======== TASK INPUT ========

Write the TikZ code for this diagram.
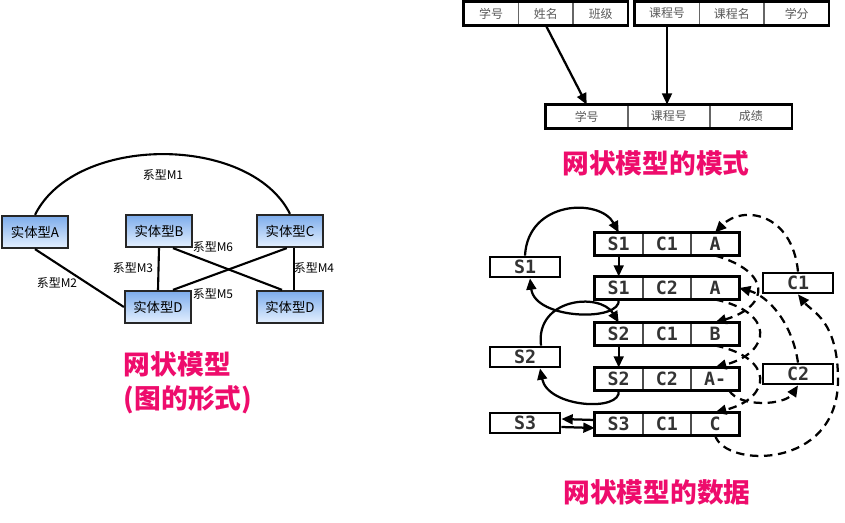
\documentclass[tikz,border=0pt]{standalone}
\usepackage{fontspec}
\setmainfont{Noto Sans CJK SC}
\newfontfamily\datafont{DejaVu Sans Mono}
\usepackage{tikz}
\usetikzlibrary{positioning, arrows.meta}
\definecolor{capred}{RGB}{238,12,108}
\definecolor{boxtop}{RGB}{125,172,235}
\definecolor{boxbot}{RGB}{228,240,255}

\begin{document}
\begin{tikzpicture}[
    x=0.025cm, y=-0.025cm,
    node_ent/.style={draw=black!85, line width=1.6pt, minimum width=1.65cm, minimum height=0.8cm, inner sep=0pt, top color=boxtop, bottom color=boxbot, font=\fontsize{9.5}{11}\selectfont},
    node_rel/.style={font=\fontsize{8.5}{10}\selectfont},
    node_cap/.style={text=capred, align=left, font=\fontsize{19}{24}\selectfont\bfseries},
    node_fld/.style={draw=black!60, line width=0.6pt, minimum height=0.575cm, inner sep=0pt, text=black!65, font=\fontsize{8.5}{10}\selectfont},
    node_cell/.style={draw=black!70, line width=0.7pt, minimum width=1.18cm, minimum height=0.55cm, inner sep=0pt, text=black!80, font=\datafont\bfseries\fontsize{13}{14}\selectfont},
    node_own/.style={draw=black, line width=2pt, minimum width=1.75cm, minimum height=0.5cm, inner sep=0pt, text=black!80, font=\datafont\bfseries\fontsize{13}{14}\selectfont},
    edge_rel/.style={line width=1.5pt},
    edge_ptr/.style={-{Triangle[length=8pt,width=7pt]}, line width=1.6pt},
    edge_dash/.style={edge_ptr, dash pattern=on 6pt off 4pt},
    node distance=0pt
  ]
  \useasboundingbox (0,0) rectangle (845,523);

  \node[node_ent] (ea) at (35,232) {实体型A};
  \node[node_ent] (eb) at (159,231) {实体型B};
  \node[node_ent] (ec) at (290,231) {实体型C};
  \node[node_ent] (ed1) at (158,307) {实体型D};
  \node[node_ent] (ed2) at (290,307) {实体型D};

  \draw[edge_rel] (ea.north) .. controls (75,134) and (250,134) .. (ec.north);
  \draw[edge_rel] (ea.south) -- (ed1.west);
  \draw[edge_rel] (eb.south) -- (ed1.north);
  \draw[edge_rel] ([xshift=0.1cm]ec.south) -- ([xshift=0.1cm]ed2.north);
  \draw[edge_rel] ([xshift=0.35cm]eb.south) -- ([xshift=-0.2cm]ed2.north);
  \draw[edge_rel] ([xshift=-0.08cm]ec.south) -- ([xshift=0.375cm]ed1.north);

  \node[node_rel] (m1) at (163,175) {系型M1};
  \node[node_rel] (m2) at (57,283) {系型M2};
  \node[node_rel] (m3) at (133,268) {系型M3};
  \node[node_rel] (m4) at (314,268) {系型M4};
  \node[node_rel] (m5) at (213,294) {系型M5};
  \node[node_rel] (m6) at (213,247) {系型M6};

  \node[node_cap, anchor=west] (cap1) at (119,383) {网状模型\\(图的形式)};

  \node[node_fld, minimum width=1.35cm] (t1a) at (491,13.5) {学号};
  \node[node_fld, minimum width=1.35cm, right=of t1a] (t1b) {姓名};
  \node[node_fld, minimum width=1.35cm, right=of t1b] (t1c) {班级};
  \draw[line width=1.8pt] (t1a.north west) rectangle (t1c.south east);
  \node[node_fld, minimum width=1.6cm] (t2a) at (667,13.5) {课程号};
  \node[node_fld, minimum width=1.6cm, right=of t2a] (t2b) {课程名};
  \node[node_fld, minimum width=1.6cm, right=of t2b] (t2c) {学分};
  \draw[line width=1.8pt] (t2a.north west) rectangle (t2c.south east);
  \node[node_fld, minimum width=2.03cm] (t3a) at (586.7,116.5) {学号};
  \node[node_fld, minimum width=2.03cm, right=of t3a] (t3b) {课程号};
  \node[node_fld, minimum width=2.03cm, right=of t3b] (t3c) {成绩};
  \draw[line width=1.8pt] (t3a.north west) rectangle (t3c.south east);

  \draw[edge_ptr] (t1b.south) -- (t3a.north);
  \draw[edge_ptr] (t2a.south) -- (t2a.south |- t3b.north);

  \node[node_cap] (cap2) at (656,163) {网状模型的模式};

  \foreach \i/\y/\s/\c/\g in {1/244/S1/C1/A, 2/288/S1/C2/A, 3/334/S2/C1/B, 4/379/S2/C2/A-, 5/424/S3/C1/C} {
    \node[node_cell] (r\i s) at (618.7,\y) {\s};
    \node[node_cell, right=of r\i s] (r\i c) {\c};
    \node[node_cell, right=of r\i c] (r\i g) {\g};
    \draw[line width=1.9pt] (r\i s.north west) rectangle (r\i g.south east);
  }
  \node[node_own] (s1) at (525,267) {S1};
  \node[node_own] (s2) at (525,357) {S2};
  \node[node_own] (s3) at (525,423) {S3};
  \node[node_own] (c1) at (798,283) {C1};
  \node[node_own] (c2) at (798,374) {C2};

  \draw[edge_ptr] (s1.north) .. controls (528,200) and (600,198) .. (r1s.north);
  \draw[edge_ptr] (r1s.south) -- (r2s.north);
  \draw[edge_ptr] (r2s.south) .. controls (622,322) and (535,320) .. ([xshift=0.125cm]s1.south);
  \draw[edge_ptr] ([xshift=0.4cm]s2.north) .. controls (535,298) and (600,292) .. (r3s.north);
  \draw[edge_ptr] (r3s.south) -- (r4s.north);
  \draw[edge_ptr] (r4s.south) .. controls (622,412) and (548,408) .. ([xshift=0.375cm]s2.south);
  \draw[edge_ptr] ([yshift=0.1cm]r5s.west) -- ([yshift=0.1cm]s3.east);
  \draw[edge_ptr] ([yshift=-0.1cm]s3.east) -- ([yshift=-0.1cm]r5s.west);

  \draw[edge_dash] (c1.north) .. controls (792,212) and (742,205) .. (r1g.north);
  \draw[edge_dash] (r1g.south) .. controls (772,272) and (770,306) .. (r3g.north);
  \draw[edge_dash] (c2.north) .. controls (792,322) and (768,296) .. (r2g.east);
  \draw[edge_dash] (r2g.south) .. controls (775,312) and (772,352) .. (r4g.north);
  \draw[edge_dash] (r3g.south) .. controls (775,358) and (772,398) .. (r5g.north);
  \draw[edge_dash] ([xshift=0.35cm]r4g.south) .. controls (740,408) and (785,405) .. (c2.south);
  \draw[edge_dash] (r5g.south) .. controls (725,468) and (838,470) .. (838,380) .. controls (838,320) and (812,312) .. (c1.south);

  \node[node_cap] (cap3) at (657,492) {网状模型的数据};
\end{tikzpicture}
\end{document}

========
======== TASK INPUT ========

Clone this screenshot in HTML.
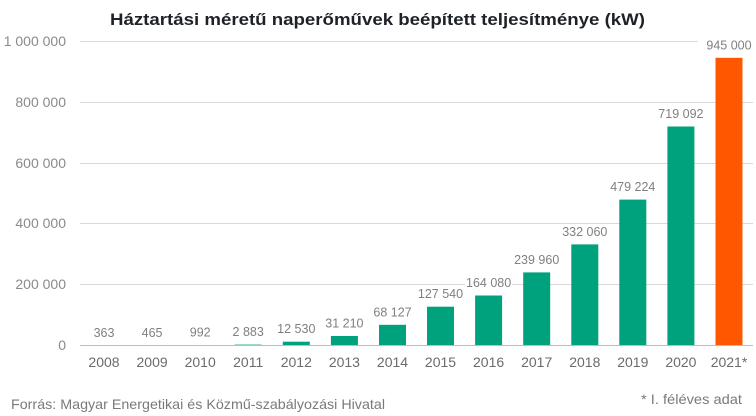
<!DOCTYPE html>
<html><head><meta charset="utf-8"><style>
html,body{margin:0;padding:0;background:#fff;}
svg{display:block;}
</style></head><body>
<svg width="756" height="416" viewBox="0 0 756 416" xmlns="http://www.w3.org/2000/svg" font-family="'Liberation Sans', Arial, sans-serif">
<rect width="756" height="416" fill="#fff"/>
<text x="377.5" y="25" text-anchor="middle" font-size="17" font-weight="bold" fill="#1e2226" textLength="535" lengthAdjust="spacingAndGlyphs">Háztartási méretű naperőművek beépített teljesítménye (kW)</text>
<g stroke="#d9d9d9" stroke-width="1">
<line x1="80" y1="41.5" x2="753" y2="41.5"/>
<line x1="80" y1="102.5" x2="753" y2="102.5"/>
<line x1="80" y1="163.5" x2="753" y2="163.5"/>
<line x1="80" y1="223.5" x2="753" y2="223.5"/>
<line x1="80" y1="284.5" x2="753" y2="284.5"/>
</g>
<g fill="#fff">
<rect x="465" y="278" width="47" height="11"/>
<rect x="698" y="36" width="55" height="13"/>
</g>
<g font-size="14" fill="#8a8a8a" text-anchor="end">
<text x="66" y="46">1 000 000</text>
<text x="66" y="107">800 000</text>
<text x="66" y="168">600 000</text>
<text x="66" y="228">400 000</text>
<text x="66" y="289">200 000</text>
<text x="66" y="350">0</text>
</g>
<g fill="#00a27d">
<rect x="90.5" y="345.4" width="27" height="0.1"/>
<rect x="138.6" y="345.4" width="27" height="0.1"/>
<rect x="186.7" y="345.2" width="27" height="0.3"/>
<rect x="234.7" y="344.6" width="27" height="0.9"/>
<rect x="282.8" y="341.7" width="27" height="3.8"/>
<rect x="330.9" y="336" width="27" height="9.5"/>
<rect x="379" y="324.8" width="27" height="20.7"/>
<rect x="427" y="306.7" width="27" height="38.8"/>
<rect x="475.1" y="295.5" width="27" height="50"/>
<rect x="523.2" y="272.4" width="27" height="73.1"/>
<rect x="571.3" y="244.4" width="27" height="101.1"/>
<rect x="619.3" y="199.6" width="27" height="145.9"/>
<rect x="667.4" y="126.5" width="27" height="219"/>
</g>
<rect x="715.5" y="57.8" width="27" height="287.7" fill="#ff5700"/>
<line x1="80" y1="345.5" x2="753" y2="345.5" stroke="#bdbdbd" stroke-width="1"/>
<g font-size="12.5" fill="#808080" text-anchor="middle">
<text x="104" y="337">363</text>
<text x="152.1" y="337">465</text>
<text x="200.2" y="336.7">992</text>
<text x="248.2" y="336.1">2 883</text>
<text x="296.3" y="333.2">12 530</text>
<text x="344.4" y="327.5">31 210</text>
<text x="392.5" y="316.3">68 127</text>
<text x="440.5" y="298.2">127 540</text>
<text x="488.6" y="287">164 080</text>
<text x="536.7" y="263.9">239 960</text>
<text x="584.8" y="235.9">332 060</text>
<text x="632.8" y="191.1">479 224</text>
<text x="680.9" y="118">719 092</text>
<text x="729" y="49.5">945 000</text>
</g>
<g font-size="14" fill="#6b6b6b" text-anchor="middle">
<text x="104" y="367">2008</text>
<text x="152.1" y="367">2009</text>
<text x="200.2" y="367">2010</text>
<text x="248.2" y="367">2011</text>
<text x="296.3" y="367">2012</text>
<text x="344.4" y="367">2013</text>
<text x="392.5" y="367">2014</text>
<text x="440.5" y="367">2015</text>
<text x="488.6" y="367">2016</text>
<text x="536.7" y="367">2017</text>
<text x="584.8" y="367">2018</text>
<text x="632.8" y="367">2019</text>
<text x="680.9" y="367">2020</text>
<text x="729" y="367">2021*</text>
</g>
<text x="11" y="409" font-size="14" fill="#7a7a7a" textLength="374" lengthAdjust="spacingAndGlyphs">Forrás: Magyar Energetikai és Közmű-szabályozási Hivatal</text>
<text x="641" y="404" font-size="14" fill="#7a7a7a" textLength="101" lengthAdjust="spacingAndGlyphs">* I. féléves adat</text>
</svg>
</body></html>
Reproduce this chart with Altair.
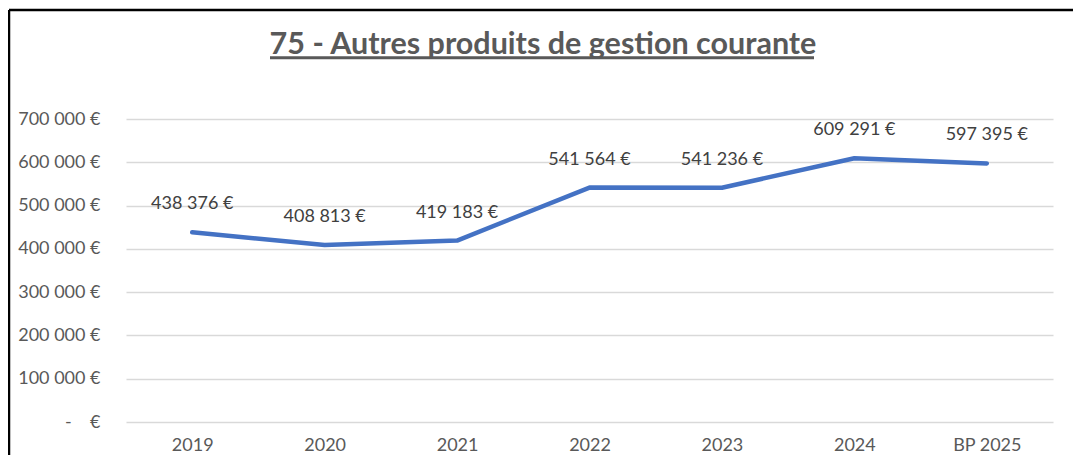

========

■ WHAT IS NEEDED
Print out, exactly and with nothing added, the lines starting at the line holding "Write the TikZ code for this diagram." and ending at the line holding "(0,0) rectangle (845,523);", minus any pictures.

■ EXPECTED ANSWER
Write the TikZ code for this diagram.
\documentclass[tikz,border=0pt]{standalone}
\usepackage{fontspec}
\setmainfont{Noto Sans CJK SC}
\newfontfamily\datafont{DejaVu Sans Mono}
\usepackage{tikz}
\usetikzlibrary{positioning, arrows.meta}
\definecolor{capred}{RGB}{238,12,108}
\definecolor{boxtop}{RGB}{125,172,235}
\definecolor{boxbot}{RGB}{228,240,255}

\begin{document}
\begin{tikzpicture}[
    x=0.025cm, y=-0.025cm,
    node_ent/.style={draw=black!85, line width=1.6pt, minimum width=1.65cm, minimum height=0.8cm, inner sep=0pt, top color=boxtop, bottom color=boxbot, font=\fontsize{9.5}{11}\selectfont},
    node_rel/.style={font=\fontsize{8.5}{10}\selectfont},
    node_cap/.style={text=capred, align=left, font=\fontsize{19}{24}\selectfont\bfseries},
    node_fld/.style={draw=black!60, line width=0.6pt, minimum height=0.575cm, inner sep=0pt, text=black!65, font=\fontsize{8.5}{10}\selectfont},
    node_cell/.style={draw=black!70, line width=0.7pt, minimum width=1.18cm, minimum height=0.55cm, inner sep=0pt, text=black!80, font=\datafont\bfseries\fontsize{13}{14}\selectfont},
    node_own/.style={draw=black, line width=2pt, minimum width=1.75cm, minimum height=0.5cm, inner sep=0pt, text=black!80, font=\datafont\bfseries\fontsize{13}{14}\selectfont},
    edge_rel/.style={line width=1.5pt},
    edge_ptr/.style={-{Triangle[length=8pt,width=7pt]}, line width=1.6pt},
    edge_dash/.style={edge_ptr, dash pattern=on 6pt off 4pt},
    node distance=0pt
  ]
  \useasboundingbox (0,0) rectangle (845,523);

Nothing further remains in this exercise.